One of the most significant initiatives to come out of the leadership campaign was David Miliband’s Movement for Change, which Ed has now agreed to take forward.
As many people know, the Movement for Change is based on the community organising model of Saul Alinsky, which in recent years has been made famous by Barack Obama. So what is community organising and how can it benefit the Labour party?
Modern community organising began in the US in the 1930s when Saul Alinsky, who is regarded as the founder of the movement, began working with the impoverished Back of the Yards neighbourhood in Chicago. After a hugely successful career, Alinsky went on to write Rules for Radicals, his cornerstone work which set out his theory and methods of organising, and drew largely on his own experiences. Alinsky’s work had a profound impact on the young Barack Obama, who spent three years as an organiser after graduating from Harvard.

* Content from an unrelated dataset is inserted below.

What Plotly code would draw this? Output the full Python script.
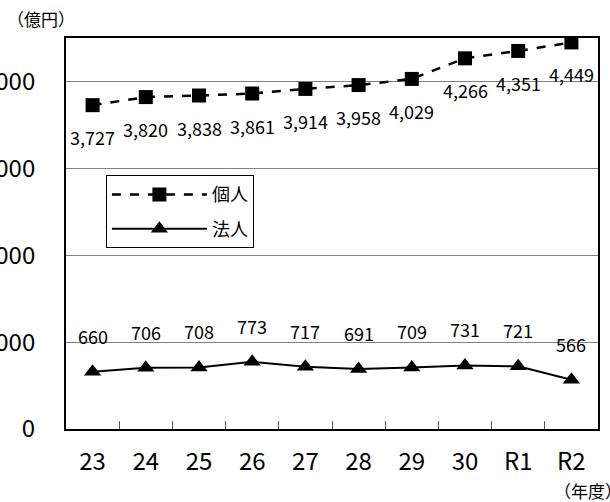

Community organising was brought to the UK by Neal Jameson, founder of the influential Citizens UK, which helps communities across Britain to organise. The success of Citizens UK, most recently in helping to implement the living wage campaign, was one of the reasons David Miliband decided to dedicate a significant part of his leadership campaign to community organising.
David realised that the principles of community organising could be utilised to renew and invigorate the Labour movement. Indeed, many of the ideologies behind community organising are rooted in the history of the Labour Party, which shares a common ancestry. Labour’s first leader, Keir Hardie, recognised that the party should be a party for social change rooted in communities, and that only by bringing together like-minded individuals and organisations could it bring about positive change.
Despite the success of the Movement for Change, it is clear that there remains a degree of confusion around community organising and how it can benefit the Labour party. Therefore, educating the party is going to be a crucial step in both highlighting the merits of organising, as well as dispelling the myths and cynicism.
So how does it differ from ordinary campaigning? Campaigning is a fundamental part of politics, but community organising takes the level of engagement and accountability to a new level. Significantly, it is premised on building long-term relationships that transcend the normal constituency formula of canvassing and case studies. And in the long term, these relationships result in community leaders being developed that are able to hold politicians and institutions to account to enable change in their communities.
Dr Luke Bretherton, a lecturer at King’s College London, recently gave the following description of community organising:
‘…Yet what community organising shares with the roots of the labour movement is a commitment to the need to form a common life around shared values and the prioritising of social relationships rather than an emphasis on economic or political ones to the exclusion of all else. In short, the market and the state have a place, but they must know their place. Hence one of the key rules of community organising: people come before programme. And if you want to find out what people really value and build relationship with them, you have to listen first. Before you can work out what to do together and how to act together, you have to take time to hear their stories to discover their values and what motivates them.’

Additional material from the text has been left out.